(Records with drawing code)
------------------------

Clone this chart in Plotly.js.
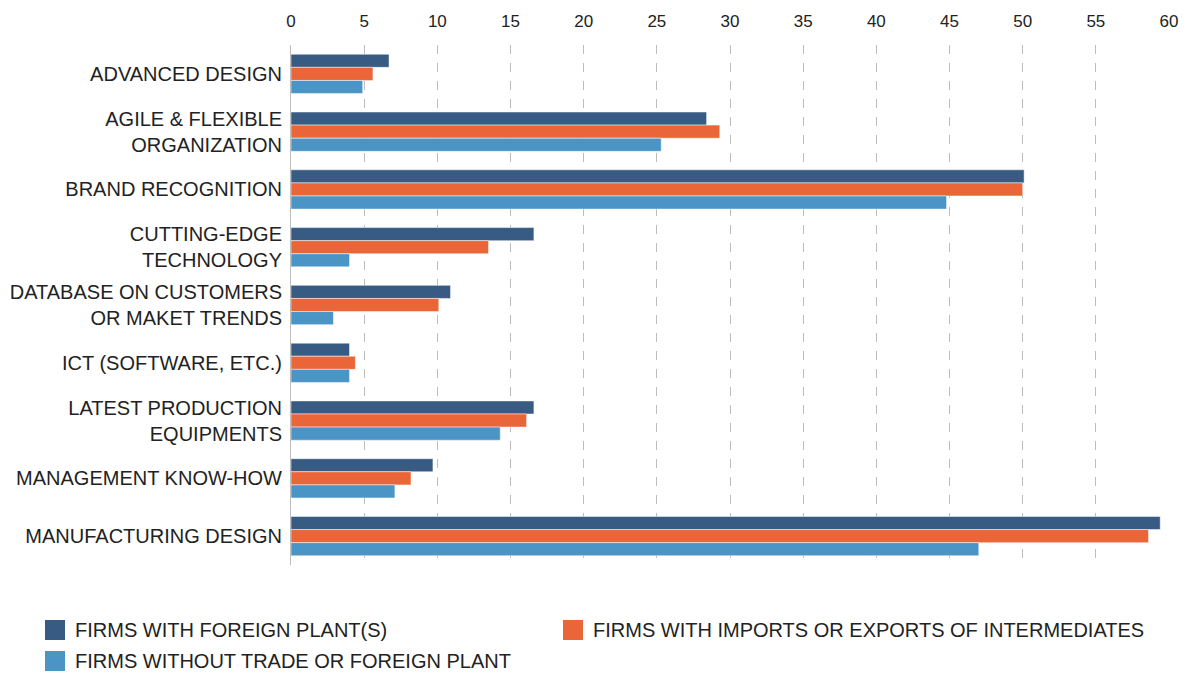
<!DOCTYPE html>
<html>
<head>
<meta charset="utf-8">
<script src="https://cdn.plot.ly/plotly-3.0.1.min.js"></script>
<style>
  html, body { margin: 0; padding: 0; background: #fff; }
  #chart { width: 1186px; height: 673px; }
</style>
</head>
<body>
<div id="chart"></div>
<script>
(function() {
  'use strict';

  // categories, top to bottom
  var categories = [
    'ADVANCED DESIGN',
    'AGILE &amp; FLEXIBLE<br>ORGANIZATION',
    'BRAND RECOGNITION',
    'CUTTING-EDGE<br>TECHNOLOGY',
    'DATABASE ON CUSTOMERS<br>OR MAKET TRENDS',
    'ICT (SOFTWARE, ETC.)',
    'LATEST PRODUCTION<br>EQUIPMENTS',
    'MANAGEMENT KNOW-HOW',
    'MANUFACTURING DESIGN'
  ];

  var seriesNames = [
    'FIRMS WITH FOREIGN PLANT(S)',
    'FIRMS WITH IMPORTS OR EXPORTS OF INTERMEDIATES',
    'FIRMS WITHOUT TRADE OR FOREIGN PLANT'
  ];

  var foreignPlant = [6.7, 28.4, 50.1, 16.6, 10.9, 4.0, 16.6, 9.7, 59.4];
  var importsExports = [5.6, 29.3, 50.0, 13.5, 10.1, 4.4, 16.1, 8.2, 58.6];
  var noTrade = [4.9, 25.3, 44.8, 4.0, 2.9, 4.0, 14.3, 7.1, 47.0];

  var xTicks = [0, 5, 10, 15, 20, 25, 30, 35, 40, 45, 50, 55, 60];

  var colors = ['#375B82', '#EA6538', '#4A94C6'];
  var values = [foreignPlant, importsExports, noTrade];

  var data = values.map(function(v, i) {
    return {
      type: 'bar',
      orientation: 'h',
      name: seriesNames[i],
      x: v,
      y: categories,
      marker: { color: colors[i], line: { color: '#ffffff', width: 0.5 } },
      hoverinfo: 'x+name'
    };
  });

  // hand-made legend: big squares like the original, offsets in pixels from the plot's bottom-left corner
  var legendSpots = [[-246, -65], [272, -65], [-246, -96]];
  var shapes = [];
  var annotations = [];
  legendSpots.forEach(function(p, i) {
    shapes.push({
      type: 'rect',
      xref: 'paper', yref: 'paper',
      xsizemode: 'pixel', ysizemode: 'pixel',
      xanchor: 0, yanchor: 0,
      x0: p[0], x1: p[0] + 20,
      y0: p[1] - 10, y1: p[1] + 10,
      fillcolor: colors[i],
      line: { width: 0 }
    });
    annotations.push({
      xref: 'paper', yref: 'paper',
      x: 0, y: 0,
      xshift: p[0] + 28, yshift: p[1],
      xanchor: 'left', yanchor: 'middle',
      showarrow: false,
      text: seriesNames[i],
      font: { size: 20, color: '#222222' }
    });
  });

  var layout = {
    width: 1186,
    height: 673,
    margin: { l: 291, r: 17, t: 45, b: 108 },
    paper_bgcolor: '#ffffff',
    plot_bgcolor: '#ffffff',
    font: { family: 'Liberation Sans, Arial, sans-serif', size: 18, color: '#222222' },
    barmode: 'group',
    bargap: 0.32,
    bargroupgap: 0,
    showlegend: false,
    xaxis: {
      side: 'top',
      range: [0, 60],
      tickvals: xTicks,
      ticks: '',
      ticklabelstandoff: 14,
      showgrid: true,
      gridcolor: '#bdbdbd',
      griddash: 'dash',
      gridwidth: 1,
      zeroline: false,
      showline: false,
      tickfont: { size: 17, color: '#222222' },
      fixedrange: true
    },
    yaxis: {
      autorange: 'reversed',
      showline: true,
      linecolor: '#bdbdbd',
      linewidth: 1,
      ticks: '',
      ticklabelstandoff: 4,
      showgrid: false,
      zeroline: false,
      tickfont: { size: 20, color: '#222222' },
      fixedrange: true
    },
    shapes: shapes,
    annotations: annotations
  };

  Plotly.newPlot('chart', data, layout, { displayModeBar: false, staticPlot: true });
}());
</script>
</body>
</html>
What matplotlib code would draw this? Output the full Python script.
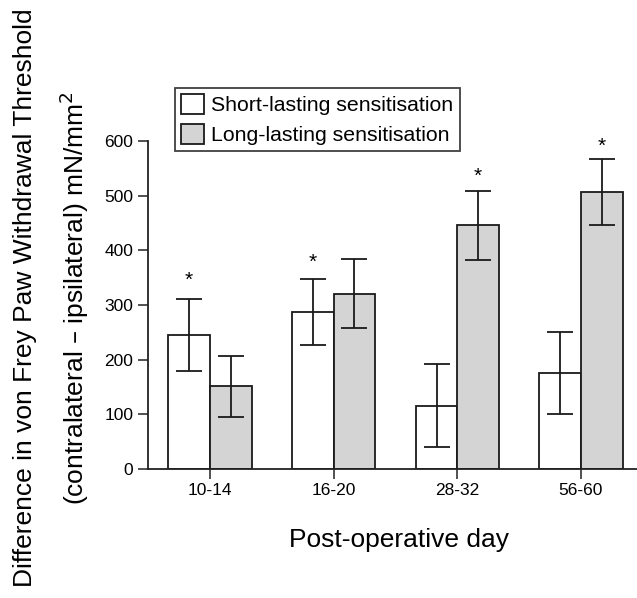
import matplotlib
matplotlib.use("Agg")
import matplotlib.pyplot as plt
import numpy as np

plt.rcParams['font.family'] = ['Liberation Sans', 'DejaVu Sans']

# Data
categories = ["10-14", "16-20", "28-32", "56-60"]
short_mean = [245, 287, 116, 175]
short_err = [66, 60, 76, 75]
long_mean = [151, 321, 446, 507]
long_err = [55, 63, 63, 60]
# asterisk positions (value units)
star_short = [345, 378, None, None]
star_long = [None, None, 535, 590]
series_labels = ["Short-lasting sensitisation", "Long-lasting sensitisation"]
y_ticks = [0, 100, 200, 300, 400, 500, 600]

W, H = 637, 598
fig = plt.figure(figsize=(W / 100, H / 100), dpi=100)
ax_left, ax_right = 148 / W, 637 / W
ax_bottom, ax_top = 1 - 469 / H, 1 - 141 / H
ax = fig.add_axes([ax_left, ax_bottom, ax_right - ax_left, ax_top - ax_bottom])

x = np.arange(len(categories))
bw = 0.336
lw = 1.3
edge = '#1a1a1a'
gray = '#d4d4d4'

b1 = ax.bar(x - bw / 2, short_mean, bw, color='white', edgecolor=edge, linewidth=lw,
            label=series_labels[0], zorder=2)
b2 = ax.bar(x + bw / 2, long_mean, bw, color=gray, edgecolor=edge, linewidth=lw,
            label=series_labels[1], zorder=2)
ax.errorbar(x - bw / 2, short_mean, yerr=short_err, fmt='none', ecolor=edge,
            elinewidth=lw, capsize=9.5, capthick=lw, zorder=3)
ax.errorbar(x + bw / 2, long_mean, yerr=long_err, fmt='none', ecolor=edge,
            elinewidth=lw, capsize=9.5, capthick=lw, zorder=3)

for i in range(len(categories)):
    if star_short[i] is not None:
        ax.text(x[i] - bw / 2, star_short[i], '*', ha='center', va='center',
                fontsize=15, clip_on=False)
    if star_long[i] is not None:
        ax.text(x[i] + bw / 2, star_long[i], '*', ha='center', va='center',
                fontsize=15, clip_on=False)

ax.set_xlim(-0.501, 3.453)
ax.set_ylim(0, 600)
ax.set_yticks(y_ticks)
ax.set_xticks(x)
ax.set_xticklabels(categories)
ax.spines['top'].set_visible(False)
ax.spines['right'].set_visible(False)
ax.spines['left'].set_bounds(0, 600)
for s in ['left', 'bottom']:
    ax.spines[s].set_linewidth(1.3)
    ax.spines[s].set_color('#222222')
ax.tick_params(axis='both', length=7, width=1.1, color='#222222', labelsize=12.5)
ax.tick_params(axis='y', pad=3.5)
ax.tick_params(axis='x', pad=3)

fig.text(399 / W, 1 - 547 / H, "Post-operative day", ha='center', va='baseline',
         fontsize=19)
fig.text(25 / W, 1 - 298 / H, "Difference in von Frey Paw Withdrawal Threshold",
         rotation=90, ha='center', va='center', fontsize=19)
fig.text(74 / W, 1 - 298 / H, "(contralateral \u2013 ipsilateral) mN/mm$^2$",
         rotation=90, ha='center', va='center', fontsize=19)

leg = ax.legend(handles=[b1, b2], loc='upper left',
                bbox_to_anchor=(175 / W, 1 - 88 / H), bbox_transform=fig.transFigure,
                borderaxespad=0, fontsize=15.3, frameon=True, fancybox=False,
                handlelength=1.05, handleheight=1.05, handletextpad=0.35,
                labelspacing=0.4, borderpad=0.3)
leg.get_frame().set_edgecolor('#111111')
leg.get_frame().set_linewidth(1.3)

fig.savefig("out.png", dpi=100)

------------------------

Task requirements. Look for lines containing the string "script" and copy them all.

Solved exercise.
<script src="https://cdn.plot.ly/plotly-3.0.1.min.js"></script>
<script>
</script>
What matplotlib code would draw this? Output the full Python script.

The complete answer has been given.